The input layer receives the raw features:

x_1, x_2, \dots, x_n

These values are passed forward without modification and serve as the starting point of computation.

Hidden Layers

Each hidden layer consists of neurons that perform two operations:

A linear transformation

z_j^{(l)} = \sum_i w_{ij}^{(l)} a_i^{(l-1)} + b_j^{(l)}

A nonlinear activation

a_j^{(l)} = \sigma\left(z_j^{(l)}\right)

Here:

$w_{ij}^{(l)}$ is the weight connecting the $i$ -th neuron in layer $(l-1)$ to the $j$ -th neuron in layer $l$
$b_j^{(l)}$ is the bias of the $j$ -th neuron in layer $l$
$a_i^{(l-1)}$ is the activation from the previous layer

Hidden layers enable the network to learn hierarchical and non-linear representations of the input data.

Output Layer

The output layer applies the same computation to produce the final prediction:

\hat{y} = a^{(L)}

Depending on the task, the activation function in this layer may vary (e.g., sigmoid for binary classification, softmax for multi-class classification).

Key Idea

By stacking multiple layers and learning the parameters $w^{(l)}$ and $b^{(l)}$ , neural networks can approximate complex functions and model intricate patterns in data that are difficult or impossible to capture with linear models.

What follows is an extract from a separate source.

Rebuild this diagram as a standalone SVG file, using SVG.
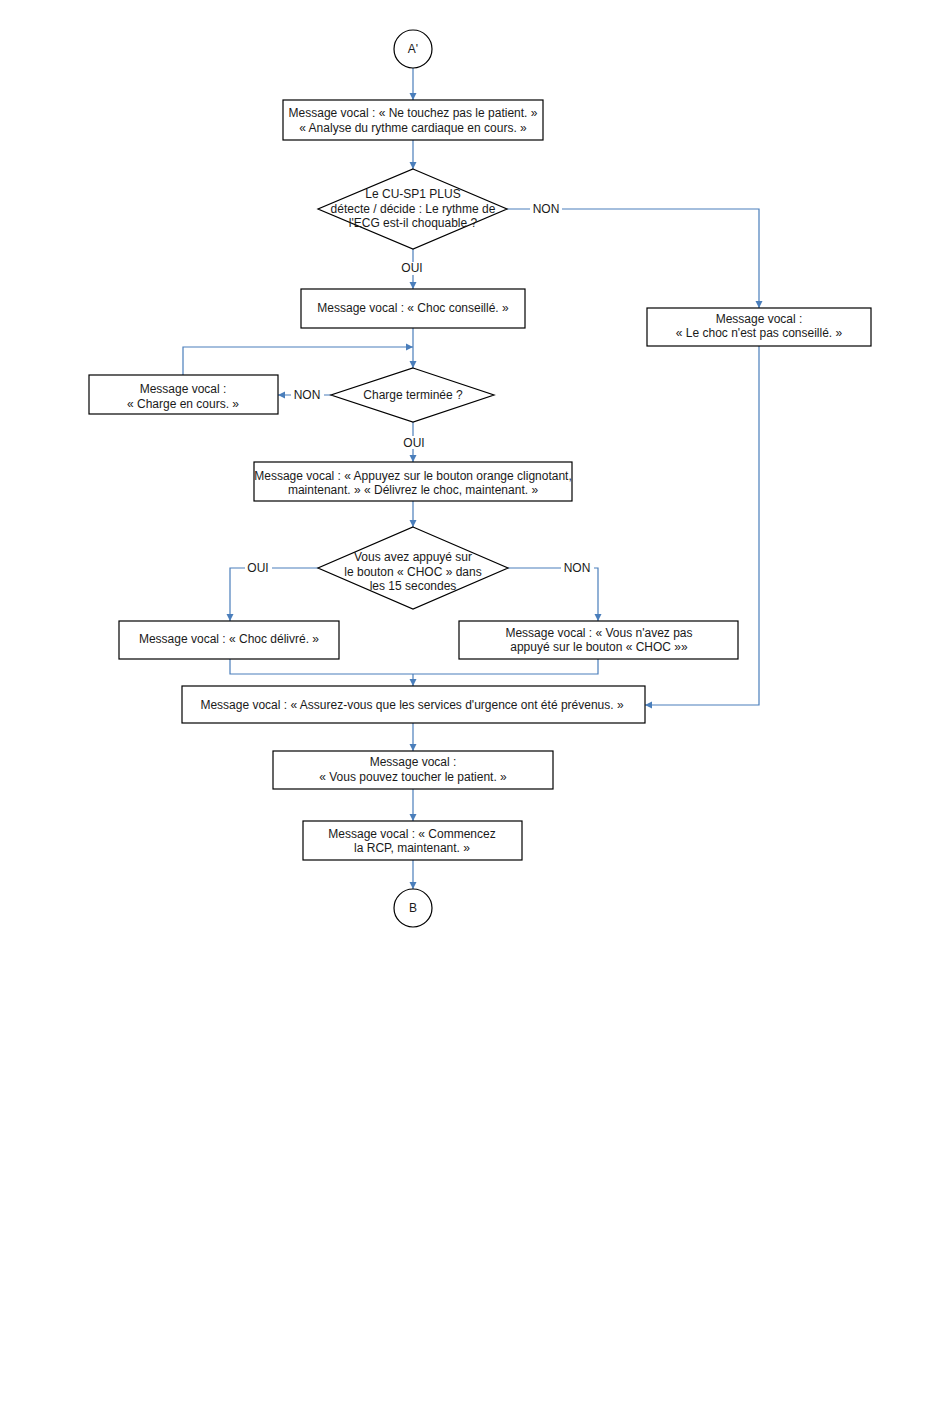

Neural networks learn representations, not rules.

Why Depth Matters

Hidden layers allow neural networks to:

Learn intermediate concepts
Build reusable feature hierarchies
Approximate complex non-linear functions

Examples:

Vision: edges → shapes → objects
Language: characters → words → meaning
Audio: frequencies → phonemes → speech

Depth is not optional — it is the source of intelligence.